I'm also perfectly happy to use my email as a notification zone, as it's probably the one place online where I will absolutely definitely 100% receive whatever message I'm sent.
With regards to the emails themselves, I'm actually almost against the kind of personalisation that the author here is recommending. "Hey, Jim, your tweet got retweeted!"
Yes, very impressive, you worked out how to insert a merge field. How could I possibly have known the message was for me if you hadn't put my name at the top there? I suddenly feel so very engaged.
I just think it's a bit disingenuous, almost a little dishonest, to try and pretend that an email update from a company is actually a letter written to you personally by some guy who works at said company.
The yes-please-reply@ address is a nice gimmick, but if you're sending messages to this address and receiving no response then what makes you think anyone's reading them at all?
What I'd really like is a single online notification service. I imagine signing up for a service somewhere, and I just plunk my special notification address somewhere in the settings. The service then communicates to that online notification service instead of sending me emails. I could install an app on my phone and desktop (separately configurable) that alerts me. I can set up filters through the app or a web interface.
I'm not too hopeful about this ever happening though. No service will support it unless it's mainstream, and using the notification service is useless until most services support it. Chicken and the egg.
Everything you say about this sounds exactly like hosted email to me. How is it different?
To me, the problem with email is the time it takes to manage it: filter, mark as read, etc. Gmail filters help with this, but it's still work. But I can't see how any notification system could know how I want things filtered without me telling it.
The guy has "thousands of unread items in my inbox" that he will never get to.
His priority inbox has 26 unread messages of which only 9 are directed to him (others are mailing list, sent by a machine whatever that means and newsletters).
I presume his "normal inbox" has the same ratio of email "from machines" and directed to him directly since there is no reason to be any other way.
To me this paints a picture of a person who does not take care of his inbox and he wants me to send an email to him? Really? That guy wants to "talk to me" and he wants to get an email from me, presumably so he can write a blog post about having thousands of emails in his inbox? Nope, I don't get it.

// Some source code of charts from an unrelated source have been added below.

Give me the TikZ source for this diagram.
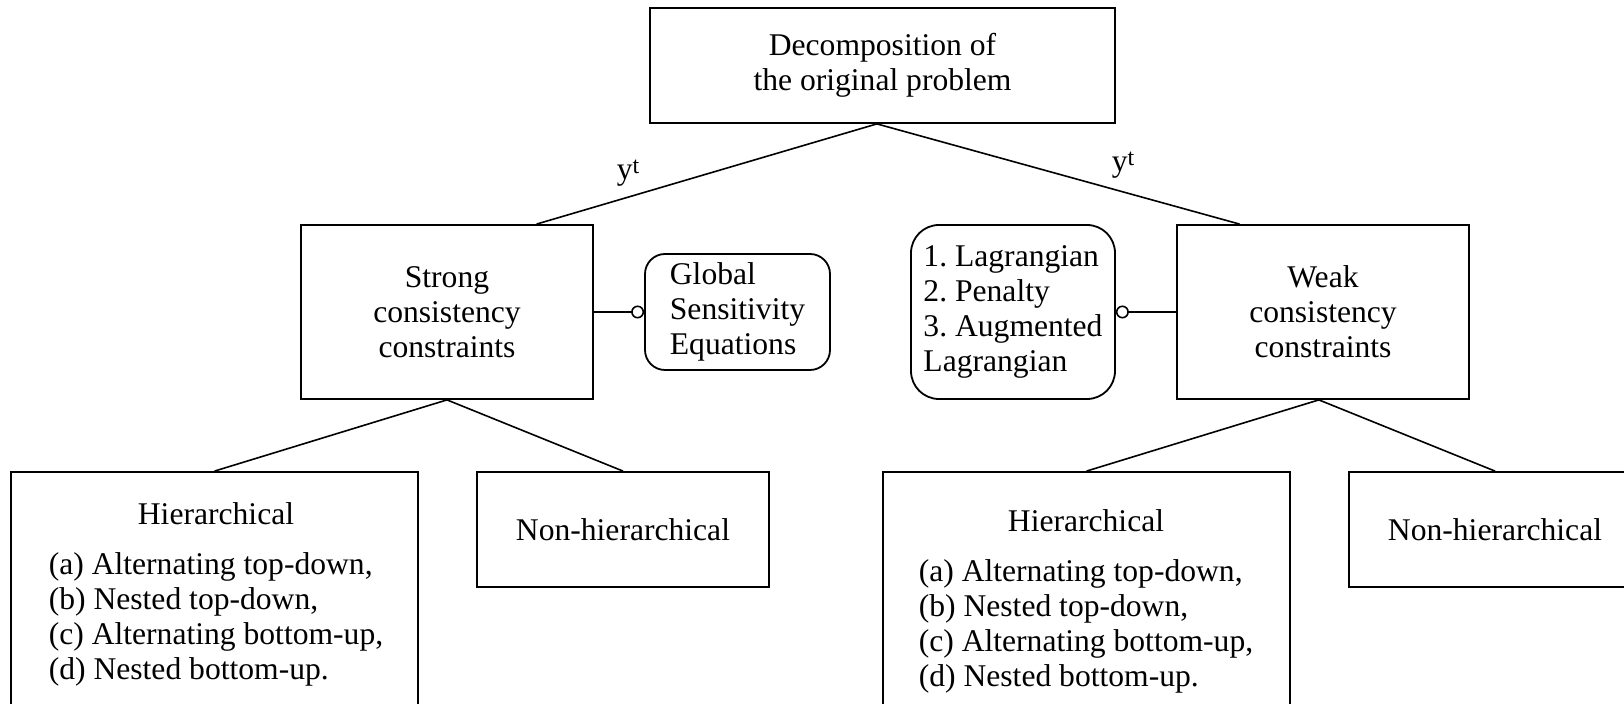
\documentclass[tikz,border=0pt]{standalone}
\usepackage{fontspec}
\setmainfont{Liberation Serif}
\usetikzlibrary{arrows.meta,calc}
% upright y with a raised t
\newcommand{\ysupt}{y\raisebox{3.2pt}{\fontsize{12}{12}\selectfont t}}
\newcommand{\hierlist}{Hierarchical\\[11.5pt]\begin{tabular}{@{}l@{}}(a) Alternating top-down,\\(b) Nested top-down,\\(c) Alternating bottom-up,\\(d) Nested bottom-up.\end{tabular}}
\begin{document}
\begin{tikzpicture}[x=0.5pt,y=-0.5pt,
  box/.style={draw, line width=0.9pt, inner sep=0pt},
  rbox/.style={box, align=left},
  txt/.style={align=center, inner sep=0pt},
  link/.style={line width=0.8pt},
  knob/.style={line width=0.8pt, -{Circle[open,length=6.5pt,width=6.5pt,line width=0.8pt]}},
  every node/.style={font=\fontsize{15.8}{17.5}\selectfont},
]
\useasboundingbox (0,0) rectangle (1624,704);
\clip (0,0) rectangle (1624,704);

% root
\node[box, align=center, minimum width=232.5pt, minimum height=57.5pt] (top) at (882.5,65.5)
  {Decomposition of\\the original problem};

% second level
\node[box, align=center, minimum width=146pt, minimum height=87pt] (strong) at (447,312)
  {Strong\\consistency\\constraints};
\node[rbox, rounded corners=10pt, minimum width=92.5pt, minimum height=58pt] (global) at (737.5,312)
  {Global\\Sensitivity\\Equations};
\node[rbox, rounded corners=14pt, minimum width=102pt, minimum height=87pt] (lag) at (1013,312)
  {1.\ Lagrangian\\2.\ Penalty\\3.\ Augmented\\Lagrangian};
\node[box, align=center, minimum width=146pt, minimum height=87pt] (weak) at (1323,312)
  {Weak\\consistency\\constraints};

% third level
\node[box, minimum width=203.5pt, minimum height=129pt] (hierL) at (214.5,601) {};
\node[txt] (hierLtxt) at (216,596) {\hierlist};
\node[box, minimum width=146pt, minimum height=57.5pt] (nonL) at (623,529.5) {Non-hierarchical};

\node[box, minimum width=203.5pt, minimum height=129pt] (hierR) at (1086.5,601) {};
\node[txt] (hierRtxt) at (1086,603) {\hierlist};
\node[box, minimum width=146pt, minimum height=57.5pt] (nonR) at (1495,529.5) {Non-hierarchical};

% tree connectors
\coordinate (apex) at ($(top.south west)!0.488!(top.south east)$);
\draw[link] (apex) -- ($(strong.north west)!0.805!(strong.north east)$);
\draw[link] (apex) -- ($(weak.north west)!0.216!(weak.north east)$);
\draw[link] (hierL.north) -- (strong.south) -- (nonL.north);
\draw[link] (hierR.north) -- ($(weak.south west)!0.486!(weak.south east)$) -- (nonR.north);

% side attachments
\draw[knob] (strong.east) -- (global.west);
\draw[knob] (weak.west) -- (lag.east);

% labels on the root branches
\node (yL) at (628,173) {\ysupt};
\node (yR) at (1123,165) {\ysupt};
\end{tikzpicture}
\end{document}
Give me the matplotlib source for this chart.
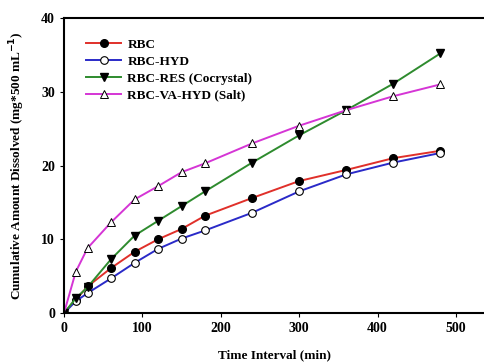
import numpy as np
import matplotlib.pyplot as plt

# ---------- data ----------
time_min = [0, 15, 30, 60, 90, 120, 150, 180, 240, 300, 360, 420, 480]
rbc = [0, 1.8, 3.6, 6.1, 8.3, 10.0, 11.4, 13.2, 15.6, 17.9, 19.4, 21.0, 22.0]
rbc_hyd = [0, 1.6, 2.7, 4.7, 6.8, 8.7, 10.1, 11.2, 13.6, 16.5, 18.8, 20.4, 21.7]
rbc_res = [0, 2.0, 3.5, 7.3, 10.5, 12.5, 14.5, 16.5, 20.4, 24.1, 27.5, 31.1, 35.2]
rbc_salt = [0, 5.6, 8.8, 12.3, 15.4, 17.2, 19.1, 20.3, 23.0, 25.4, 27.5, 29.4, 31.0]

labels = ["RBC", "RBC-HYD", "RBC-RES (Cocrystal)", "RBC-VA-HYD (Salt)"]

plt.rcParams['font.family'] = ['Liberation Serif', 'DejaVu Serif']
plt.rcParams['font.weight'] = 'bold'

fig = plt.figure(figsize=(4.85, 3.64), dpi=100)
ax = fig.add_axes([0.132, 0.140, 0.868, 0.8105])

ms = 5.5
ax.plot(time_min, rbc, color='#e0302a', lw=1.4, marker='o', ms=ms,
        mfc='black', mec='black', label=labels[0])
ax.plot(time_min, rbc_hyd, color='#2a2ac8', lw=1.4, marker='o', ms=ms,
        mfc='white', mec='black', mew=0.8, label=labels[1])
ax.plot(time_min, rbc_res, color='#2e8b2e', lw=1.4, marker='v', ms=ms,
        mfc='black', mec='black', label=labels[2])
ax.plot(time_min, rbc_salt, color='#d535d5', lw=1.4, marker='^', ms=ms,
        mfc='white', mec='black', mew=0.7, label=labels[3])

ax.set_xlim(0, 537)
ax.set_ylim(0, 40)
ax.set_xticks([0, 100, 200, 300, 400, 500])
ax.set_yticks([0, 10, 20, 30, 40])
ax.tick_params(direction='out', length=3, width=0.8, labelsize=10)
for lab in ax.get_xticklabels() + ax.get_yticklabels():
    lab.set_fontweight('bold')

for s in ['left', 'bottom', 'top']:
    ax.spines[s].set_linewidth(1.5)
ax.spines['right'].set_visible(False)

ax.set_xlabel("Time Interval (min)", fontsize=9.5, fontweight='bold', labelpad=10)
ax.set_ylabel("Cumulative Amount Dissolved (mg*500 mL$^{\\mathbf{-1}}$)",
              fontsize=9.5, fontweight='bold', labelpad=10)

ax.legend(loc='upper left', bbox_to_anchor=(0.025, 0.97), frameon=False,
          handlelength=2.6, labelspacing=0.35, handletextpad=0.5,
          prop={'weight': 'bold', 'size': 9.5})

fig.savefig("out.png", dpi=100)
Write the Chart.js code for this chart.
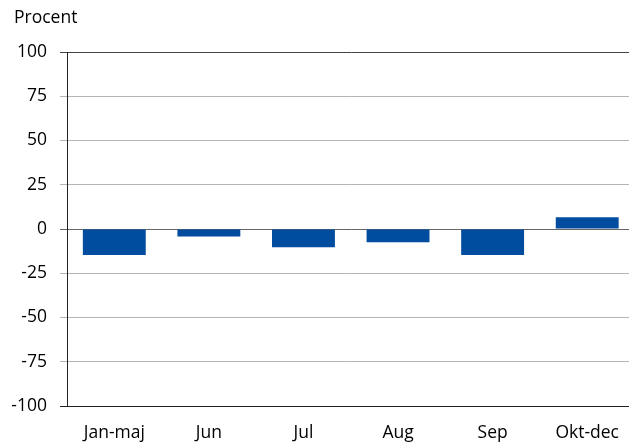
<!DOCTYPE html>
<html>
<head>
<meta charset="utf-8">
<script src="https://cdn.jsdelivr.net/npm/chart.js@4"></script>
<style>
  html, body { margin: 0; padding: 0; background: #fff; overflow: hidden; }
  #wrap { width: 636px; height: 444px; }
</style>
</head>
<body>
<div id="wrap"><canvas id="myChart"></canvas></div>
<script>
// data
var categories = ['Jan-maj', 'Jun', 'Jul', 'Aug', 'Sep', 'Okt-dec'];
var values = [-14.7, -4.3, -10.3, -7.5, -14.7, 6.6];
var yTicks = [100, 75, 50, 25, 0, -25, -50, -75, -100];

var fontFamily = '"Open Sans", "Liberation Sans", sans-serif';
var fontSize = 17.5;

// draw the "Procent" label in the top left corner
var unitLabel = {
    id: 'unitLabel',
    afterDraw: function (chart) {
        var ctx = chart.ctx;
        ctx.save();
        ctx.font = fontSize + 'px ' + fontFamily;
        ctx.fillStyle = '#000';
        ctx.textBaseline = 'middle';
        ctx.textAlign = 'left';
        ctx.fillText('Procent', 14, 18);
        ctx.restore();
    }
};

function gridColor(ctx) {
    var v = ctx.tick ? ctx.tick.value : null;
    if (v === 100) return '#444';
    if (v === 0) return '#666';
    if (v === -100) return '#222';
    return '#b4b4b4';
}

new Chart(document.querySelector('#myChart'), {
    type: 'bar',
    data: {
        labels: categories,
        datasets: [{
            data: values,
            backgroundColor: '#004C9F',
            borderWidth: 0,
            categoryPercentage: 1,
            barPercentage: 0.665
        }]
    },
    options: {
        responsive: true,
        maintainAspectRatio: false,
        animation: false,
        layout: { padding: { top: 52, right: 0, left: 0, bottom: 0 } },
        plugins: {
            legend: { display: false },
            tooltip: { enabled: false }
        },
        scales: {
            x: {
                grid: { display: false, drawTicks: false },
                border: { color: '#222', width: 1 },
                ticks: {
                    color: '#000',
                    font: { family: fontFamily, size: fontSize },
                    padding: 17,
                    maxRotation: 0
                },
                afterFit: function (scale) { scale.height = 38; }
            },
            y: {
                min: -100,
                max: 100,
                afterBuildTicks: function (scale) {
                    scale.ticks = yTicks.map(function (v) { return { value: v }; });
                },
                grid: {
                    color: gridColor,
                    tickLength: 7,
                    lineWidth: 1
                },
                border: { color: '#222', width: 1 },
                ticks: {
                    color: '#000',
                    font: { family: fontFamily, size: fontSize },
                    padding: 13
                },
                afterFit: function (scale) { scale.width = 67; }
            }
        }
    },
    plugins: [unitLabel]
});
</script>
</body>
</html>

Derek Sivers / CDBaby has been doing something similar, adjusting the From:-field to include the customer first name: "CDBaby loves Sarah" for shipment confirmations. As reported, people loved this kind of mails (thinking that somebody at CDBaby changed their email profile settings for each outgoing mail :-)
We (Bizen.com) send SMS notifications to our customers. If they respond to the SMS, it is directed to their account manager.
For example, you may have a million twitter followers who create minimal interaction. Or have a face to face meeting with one person who introduces you to an interested angel or your next big customer.
What has biggest impact?
It shouldn't be a case of offline or online. Do both until you can't. Then start optimising.
I often see organisations cut-off e-mail feedback long before the noise from spammers, auto-replies, vacation mail, etc. becomes an actual issue.
Wait until you have a problem. Then look at the many tools around that can help alleviate those problems. Then think about maybe recruiting more people to help deal with the feedback. Then - if you still have a problem - start thinking about removing communication channels.
It should be the last option - not the first.